A terme, et j’espère ne jamais vivre cela, nous serions alors tous salariés des sociétés devenues états dans l’état, tributaires du bon vouloir de quelques géants, et élisant des pantins prêts à tout pour garder un statut plus honorifique qu’utile au bien public. Qu’on m’affirme que prendre des décisions politiques n’est pas chose aisée, je l’accepte sans broncher. Qu’on me dise que ces mêmes décisions peuvent être dictées non par la société mais par le capital, là je bondis ! Je n’accepterai certainement pas que ce soit une milice privée qui assure ma sécurité, pas plus que je n’accepterai qu’on vienne un jour me reprocher, sans droit de réponse ou de défense « Monsieur, vous êtes un délinquant ». C’est à cela que nous réduisons nos droits fondamentaux ? A des sociétés comme HADOPI qui pourront, sans difficulté outre mesure, nous accuser de manière diffamante, d’être des délinquants informatiques ? Au traitement automatisé de nos dossiers juridiques, à tel point que nous ne serions plus des citoyens, mais des matricules ? Ce n’est pas la France que j’aime, et ce n’est certainement pas la France qui accueillera ma sépulture. Je ne demande pas, j’exige de nos institutions qu’elles prennent la pleine mesure du décalage entre le capitalisme outrancier, et l’économie raisonnée. J’exige également des élus qu’ils comprennent que l’arbitraire n’a jamais rien donné d’autre que l’extrémisme politique ou religieux en réponse. J’exige enfin que les politiques et les acteurs sociaux se décident enfin à s’asseoir autour de la même table, ceci pour que tous aient le même élan, dans une seule et unique direction. C’est si simple de réduire à la garde à vue permanente, c’est si facile de cloisonner la parole, entre ceux qui ont les moyens de se l’offrir, et les autres.
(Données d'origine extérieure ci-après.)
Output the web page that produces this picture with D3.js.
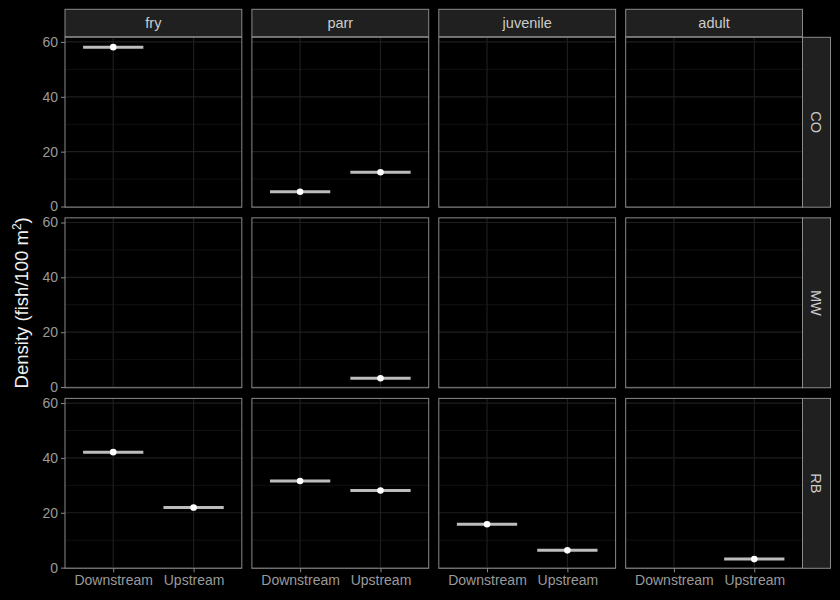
<!DOCTYPE html>
<html><head><meta charset="utf-8">
<script src="https://cdn.jsdelivr.net/npm/d3@7"></script>
<style>body{margin:0;background:#000}svg{display:block}</style>
</head><body>
<svg id="c" width="840" height="600"></svg>
<script>
const stages = ["fry", "parr", "juvenile", "adult"];
const species = ["CO", "MW", "RB"];
const locations = ["Downstream", "Upstream"];
const yTicks = [0, 20, 40, 60];
const yMinor = [10, 30, 50];
const obsSpecies  = ["CO","CO","CO","MW","RB","RB","RB","RB","RB","RB","RB"];
const obsStage    = ["fry","parr","parr","parr","fry","fry","parr","parr","juvenile","juvenile","adult"];
const obsLocation = ["Downstream","Downstream","Upstream","Upstream","Downstream","Upstream","Downstream","Upstream","Downstream","Upstream","Upstream"];
const obsDensity  = [58.1, 5.4, 12.5, 3.2, 42.1, 21.9, 31.6, 28.1, 15.8, 6.3, 3.1];

const data = obsDensity.map((v,i)=>({sp:obsSpecies[i], st:obsStage[i], loc:obsLocation[i], v}));

const svg = d3.select("#c");
svg.append("rect").attr("width",840).attr("height",600).attr("fill","#000");

const colX = d3.scaleBand().domain(stages).range([65, 802.5]).paddingInner(0.054);
const rowY = d3.scaleBand().domain(species).range([37.3, 568.3]).paddingInner(0.059);
const pw = colX.bandwidth(), ph = rowY.bandwidth();

const x = d3.scalePoint().domain(locations).range([0, pw]).padding(0.6);
const y = d3.scaleLinear().domain([-0.25, 61.7]).range([ph, 0]);
const barHalf = x.step() * 0.375;

const font = "'Liberation Sans', Arial, Helvetica, sans-serif";

stages.forEach(st=>{
  const g = svg.append("g").attr("transform",`translate(${colX(st)},9.3)`);
  g.append("rect").attr("width",pw).attr("height",27.4).attr("fill","#202020").attr("stroke","#8a8a8a").attr("stroke-width",1);
  g.append("text").attr("x",pw/2).attr("y",19).attr("text-anchor","middle")
    .attr("fill","#cccccc").attr("font-family",font).attr("font-size",14.5).text(st);
});
species.forEach(sp=>{
  const g = svg.append("g").attr("transform",`translate(802.5,${rowY(sp)})`);
  g.append("rect").attr("width",28).attr("height",ph).attr("fill","#202020").attr("stroke","#8a8a8a").attr("stroke-width",1);
  g.append("text").attr("transform",`translate(14,${ph/2}) rotate(90)`).attr("text-anchor","middle").attr("dy","0.35em")
    .attr("fill","#cccccc").attr("font-family",font).attr("font-size",14.5).text(sp);
});

species.forEach((sp,ri)=>{
  stages.forEach((st,ci)=>{
    const g = svg.append("g").attr("transform",`translate(${colX(st)},${rowY(sp)})`);
    g.append("rect").attr("width",pw).attr("height",ph).attr("fill","#000");
    g.selectAll(".ymin").data(yMinor).join("line").attr("class","ymin").attr("x1",0).attr("x2",pw)
      .attr("y1",d=>y(d)).attr("y2",d=>y(d)).attr("stroke","#111111").attr("stroke-width",1);
    g.selectAll(".ymaj").data(yTicks).join("line").attr("class","ymaj").attr("x1",0).attr("x2",pw)
      .attr("y1",d=>y(d)).attr("y2",d=>y(d)).attr("stroke","#1e1e1e").attr("stroke-width",1.2);
    g.selectAll(".xmaj").data(locations).join("line").attr("class","xmaj").attr("x1",d=>x(d)).attr("x2",d=>x(d))
      .attr("y1",0).attr("y2",ph).attr("stroke","#1e1e1e").attr("stroke-width",1.2);
    const pts = data.filter(d=>d.sp===sp && d.st===st);
    g.selectAll(".bar").data(pts).join("line").attr("class","bar").attr("x1",d=>x(d.loc)-barHalf).attr("x2",d=>x(d.loc)+barHalf)
      .attr("y1",d=>y(d.v)).attr("y2",d=>y(d.v)).attr("stroke","#bdbdbd").attr("stroke-width",3);
    g.selectAll(".pt").data(pts).join("circle").attr("class","pt").attr("cx",d=>x(d.loc)).attr("cy",d=>y(d.v)).attr("r",3.3).attr("fill","#ffffff");
    g.append("rect").attr("width",pw).attr("height",ph).attr("fill","none").attr("stroke","#8a8a8a").attr("stroke-width",1);

    if(ci===0){
      const ax = g.append("g").call(d3.axisLeft(y).tickValues(yTicks).tickSize(4).tickPadding(3));
      ax.select(".domain").remove();
      ax.selectAll("line").attr("stroke","#8a8a8a");
      ax.selectAll("text").attr("fill","#9a9a9a").attr("font-family",font).attr("font-size",14);
    }
    if(ri===species.length-1){
      const ax = g.append("g").attr("transform",`translate(0,${ph})`).call(d3.axisBottom(x).tickSize(4).tickPadding(3));
      ax.select(".domain").remove();
      ax.selectAll("line").attr("stroke","#8a8a8a");
      ax.selectAll("text").attr("fill","#9a9a9a").attr("font-family",font).attr("font-size",14);
    }
  });
});

const t = svg.append("text").attr("transform",`translate(27.5,${(37.3+568.3)/2}) rotate(-90)`).attr("text-anchor","middle")
  .attr("fill","#f0f0f0").attr("font-family",font).attr("font-size",18.5);
t.append("tspan").text("Density (fish/100 m");
t.append("tspan").attr("font-size",12).attr("dy",-7).text("2");
t.append("tspan").attr("dy",7).text(")");
</script>
</body></html>
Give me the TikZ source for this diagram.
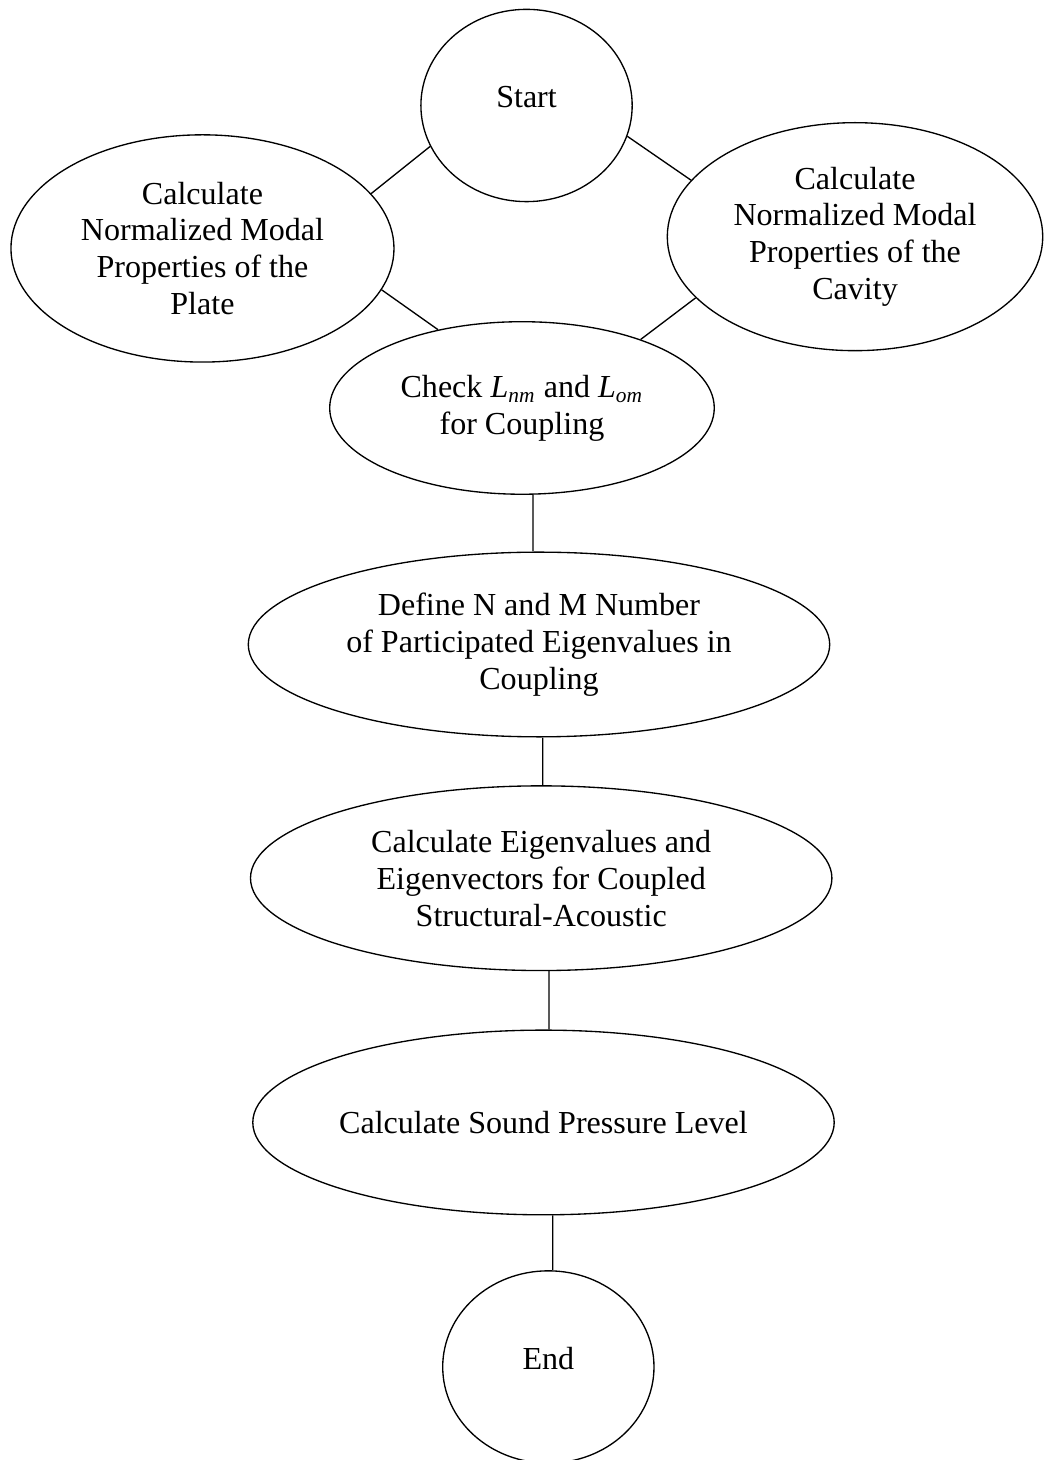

Une dictature, c’est quand on arrive à imposer le silence. Pour cela, nul besoin d’une trique, d’un vigil, ou d’un soldat. Il suffit que la parole devienne insignifiante, facile à contrôler, à censurer, ou à moquer. Ne laissons pas la nation dériver vers une conscience de bonne morale, alors que la France a toujours été terre fertile pour les idées révolutionnaires, pour les idées progressistes, bref, pour l’évolution et non la stagnation.

Faites que je sois entendu !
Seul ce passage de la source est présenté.